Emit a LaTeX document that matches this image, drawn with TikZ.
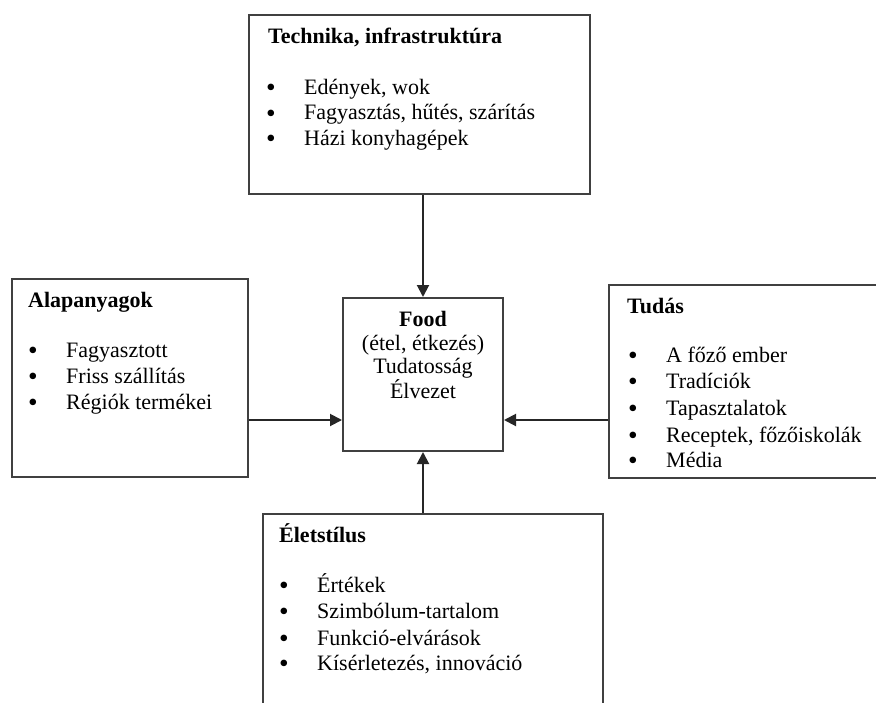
\documentclass[tikz,border=0pt]{standalone}
\usepackage{fontspec}
\setmainfont{Liberation Serif}
\usetikzlibrary{positioning, arrows.meta, calc}

\newcommand{\bul}{\makebox[38pt][l]{\raisebox{-2.5pt}{\scalebox{1.25}{\textbullet}}}}

\begin{document}
\begin{tikzpicture}[
 x=1pt, y=-1pt,
 box/.style={draw=black!75, line width=2pt, rectangle, anchor=north west, inner sep=0pt},
 heading/.style={anchor=base west, inner sep=0pt, font=\fontsize{22}{26}\selectfont\bfseries},
 item/.style={anchor=base west, inner sep=0pt, font=\fontsize{22}{26}\selectfont},
 foodline/.style={anchor=base, inner sep=0pt, font=\fontsize{22}{26}\selectfont},
 arrow/.style={-{Triangle[length=12pt, width=12pt]}, line width=2pt, draw=black!85}
 ]
  \useasboundingbox (0,0) rectangle (876,702);
  \clip (0,0) rectangle (876,702);

  % Technika block (top)
  \node[box, minimum width=341pt, minimum height=179pt] (tech) at (248,14) {};
  \node[heading] (tech_head) at ($(tech.north west)+(20,29)$) {Technika, infrastruktúra};
  \node[item] (tech_1) at ($(tech.north west)+(18,80)$) {\bul Edények, wok};
  \node[item] (tech_2) at ($(tech.north west)+(18,105.5)$) {\bul Fagyasztás, hűtés, szárítás};
  \node[item] (tech_3) at ($(tech.north west)+(18,131)$) {\bul Házi konyhagépek};

  % Food block (centre)
  \node[box, minimum width=160pt, minimum height=153pt] (food) at (342,297) {};
  \node[foodline] (food_1) at ($(food.north)+(0,29)$) {\textbf{Food}};
  \node[foodline] (food_2) at ($(food.north)+(0,53)$) {(étel, étkezés)};
  \node[foodline] (food_3) at ($(food.north)+(0,76)$) {Tudatosság};
  \node[foodline] (food_4) at ($(food.north)+(0,101)$) {Élvezet};

  % Alapanyagok block (left)
  \node[box, minimum width=236pt, minimum height=198pt] (alap) at (11,278) {};
  \node[heading] (alap_head) at ($(alap.north west)+(17,29)$) {Alapanyagok};
  \node[item] (alap_1) at ($(alap.north west)+(17,79)$) {\bul Fagyasztott};
  \node[item] (alap_2) at ($(alap.north west)+(17,105)$) {\bul Friss szállítás};
  \node[item] (alap_3) at ($(alap.north west)+(17,131)$) {\bul Régiók termékei};

  % Tudas block (right)
  \node[box, minimum width=300pt, minimum height=193pt] (tudas) at (608,284) {};
  \node[heading] (tudas_head) at ($(tudas.north west)+(19,29)$) {Tudás};
  \node[item] (tudas_1) at ($(tudas.north west)+(20,78)$) {\bul A főző ember};
  \node[item] (tudas_2) at ($(tudas.north west)+(20,104)$) {\bul Tradíciók};
  \node[item] (tudas_3) at ($(tudas.north west)+(20,131)$) {\bul Tapasztalatok};
  \node[item] (tudas_4) at ($(tudas.north west)+(20,158)$) {\bul Receptek, főzőiskolák};
  \node[item] (tudas_5) at ($(tudas.north west)+(20,183)$) {\bul Média};

  % Eletstilus block (bottom)
  \node[box, minimum width=340pt, minimum height=230pt] (elet) at (262,513) {};
  \node[heading] (elet_head) at ($(elet.north west)+(17,29)$) {Életstílus};
  \node[item] (elet_1) at ($(elet.north west)+(17,79)$) {\bul Értékek};
  \node[item] (elet_2) at ($(elet.north west)+(17,105)$) {\bul Szimbólum-tartalom};
  \node[item] (elet_3) at ($(elet.north west)+(17,132)$) {\bul Funkció-elvárások};
  \node[item] (elet_4) at ($(elet.north west)+(17,157)$) {\bul Kísérletezés, innováció};

  % Arrow entry points on the food block
  \coordinate (in_left) at ($(food.south west)+(0,-32)$);
  \coordinate (in_right) at ($(food.south east)+(0,-32)$);

  % Arrows into food
  \draw[arrow] (tech.south -| food.north) -- (food.north);
  \draw[arrow] (alap.east |- in_left) -- (in_left);
  \draw[arrow] (tudas.west |- in_right) -- (in_right);
  \draw[arrow] (elet.north -| food.south) -- (food.south);

\end{tikzpicture}
\end{document}
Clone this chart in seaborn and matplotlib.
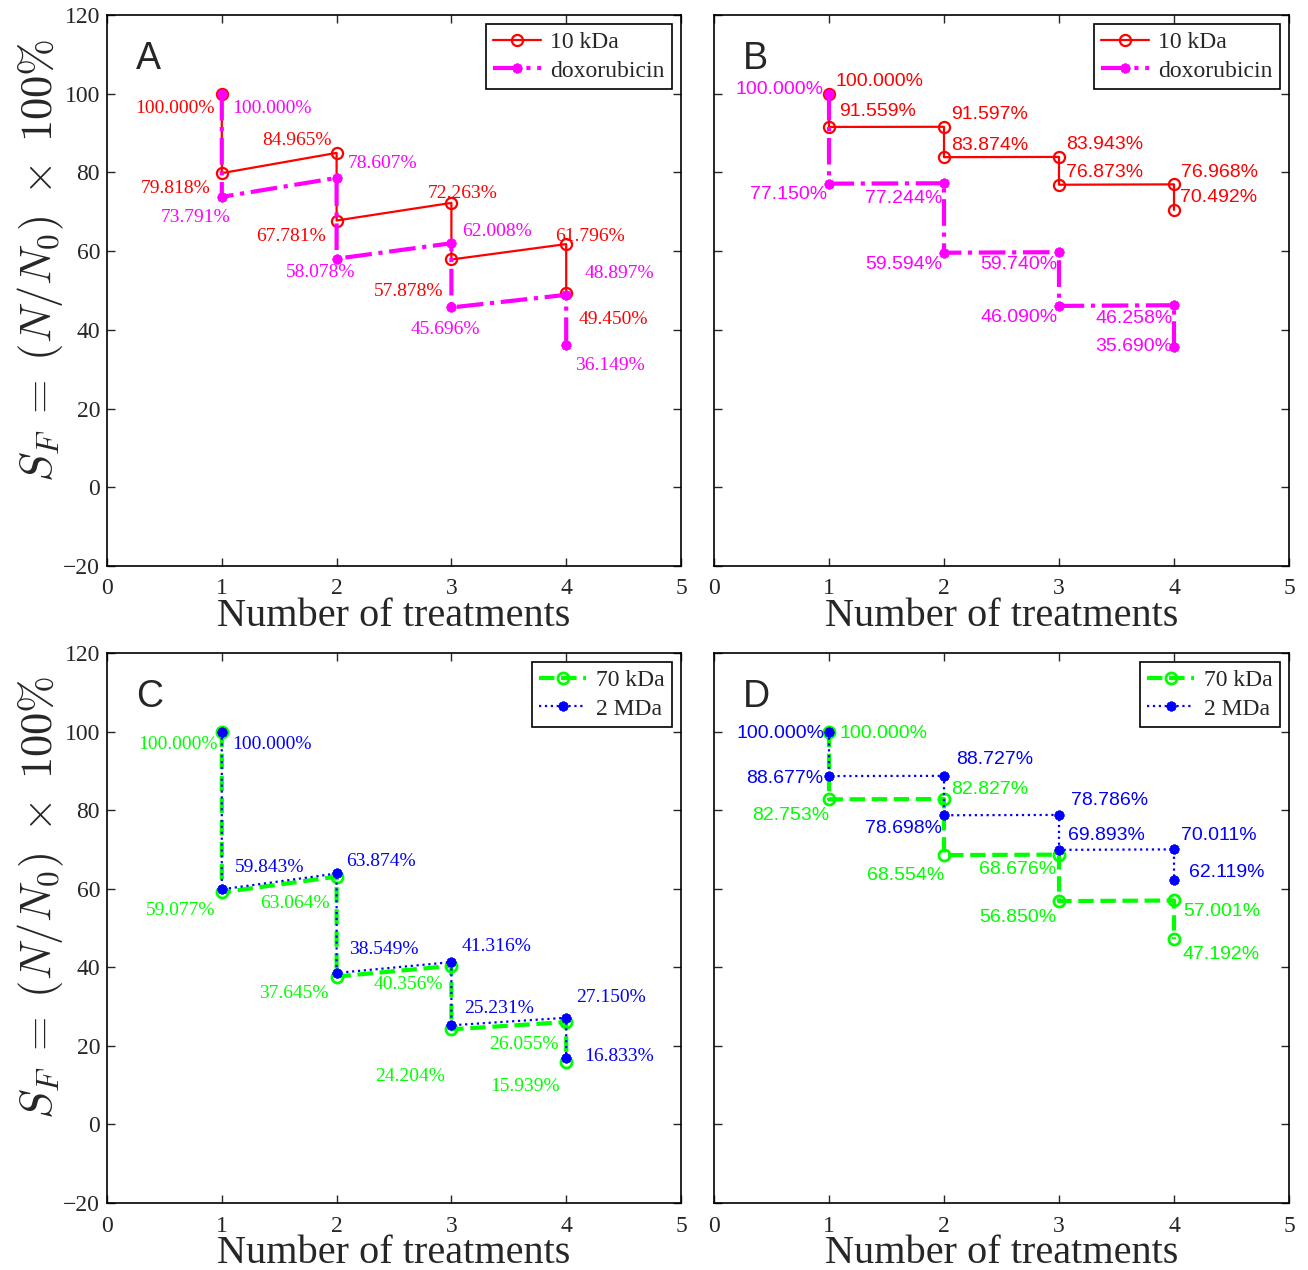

• **DESCRIPTION OF THE TASK**
Without the pictures, restate all of the entries above verbatim.

• **EXERCISE ANSWER**
Emit a LaTeX document that matches this image, drawn with TikZ.
\documentclass[tikz,border=0pt]{standalone}
\usepackage{fontspec}
\setmainfont{Liberation Serif}
\usetikzlibrary{positioning, arrows.meta, calc}

\newcommand{\bul}{\makebox[38pt][l]{\raisebox{-2.5pt}{\scalebox{1.25}{\textbullet}}}}

\begin{document}
\begin{tikzpicture}[
 x=1pt, y=-1pt,
 box/.style={draw=black!75, line width=2pt, rectangle, anchor=north west, inner sep=0pt},
 heading/.style={anchor=base west, inner sep=0pt, font=\fontsize{22}{26}\selectfont\bfseries},
 item/.style={anchor=base west, inner sep=0pt, font=\fontsize{22}{26}\selectfont},
 foodline/.style={anchor=base, inner sep=0pt, font=\fontsize{22}{26}\selectfont},
 arrow/.style={-{Triangle[length=12pt, width=12pt]}, line width=2pt, draw=black!85}
 ]
  \useasboundingbox (0,0) rectangle (876,702);
  \clip (0,0) rectangle (876,702);

  % Technika block (top)
  \node[box, minimum width=341pt, minimum height=179pt] (tech) at (248,14) {};
  \node[heading] (tech_head) at ($(tech.north west)+(20,29)$) {Technika, infrastruktúra};
  \node[item] (tech_1) at ($(tech.north west)+(18,80)$) {\bul Edények, wok};
  \node[item] (tech_2) at ($(tech.north west)+(18,105.5)$) {\bul Fagyasztás, hűtés, szárítás};
  \node[item] (tech_3) at ($(tech.north west)+(18,131)$) {\bul Házi konyhagépek};

  % Food block (centre)
  \node[box, minimum width=160pt, minimum height=153pt] (food) at (342,297) {};
  \node[foodline] (food_1) at ($(food.north)+(0,29)$) {\textbf{Food}};
  \node[foodline] (food_2) at ($(food.north)+(0,53)$) {(étel, étkezés)};
  \node[foodline] (food_3) at ($(food.north)+(0,76)$) {Tudatosság};
  \node[foodline] (food_4) at ($(food.north)+(0,101)$) {Élvezet};

  % Alapanyagok block (left)
  \node[box, minimum width=236pt, minimum height=198pt] (alap) at (11,278) {};
  \node[heading] (alap_head) at ($(alap.north west)+(17,29)$) {Alapanyagok};
  \node[item] (alap_1) at ($(alap.north west)+(17,79)$) {\bul Fagyasztott};
  \node[item] (alap_2) at ($(alap.north west)+(17,105)$) {\bul Friss szállítás};
  \node[item] (alap_3) at ($(alap.north west)+(17,131)$) {\bul Régiók termékei};

  % Tudas block (right)
  \node[box, minimum width=300pt, minimum height=193pt] (tudas) at (608,284) {};
  \node[heading] (tudas_head) at ($(tudas.north west)+(19,29)$) {Tudás};
  \node[item] (tudas_1) at ($(tudas.north west)+(20,78)$) {\bul A főző ember};
  \node[item] (tudas_2) at ($(tudas.north west)+(20,104)$) {\bul Tradíciók};
  \node[item] (tudas_3) at ($(tudas.north west)+(20,131)$) {\bul Tapasztalatok};
  \node[item] (tudas_4) at ($(tudas.north west)+(20,158)$) {\bul Receptek, főzőiskolák};
  \node[item] (tudas_5) at ($(tudas.north west)+(20,183)$) {\bul Média};

  % Eletstilus block (bottom)
  \node[box, minimum width=340pt, minimum height=230pt] (elet) at (262,513) {};
  \node[heading] (elet_head) at ($(elet.north west)+(17,29)$) {Életstílus};
  \node[item] (elet_1) at ($(elet.north west)+(17,79)$) {\bul Értékek};
  \node[item] (elet_2) at ($(elet.north west)+(17,105)$) {\bul Szimbólum-tartalom};
  \node[item] (elet_3) at ($(elet.north west)+(17,132)$) {\bul Funkció-elvárások};
  \node[item] (elet_4) at ($(elet.north west)+(17,157)$) {\bul Kísérletezés, innováció};

  % Arrow entry points on the food block
  \coordinate (in_left) at ($(food.south west)+(0,-32)$);
  \coordinate (in_right) at ($(food.south east)+(0,-32)$);

  % Arrows into food
  \draw[arrow] (tech.south -| food.north) -- (food.north);
  \draw[arrow] (alap.east |- in_left) -- (in_left);
  \draw[arrow] (tudas.west |- in_right) -- (in_right);
  \draw[arrow] (elet.north -| food.south) -- (food.south);

\end{tikzpicture}
\end{document}
Clone this chart in seaborn and matplotlib.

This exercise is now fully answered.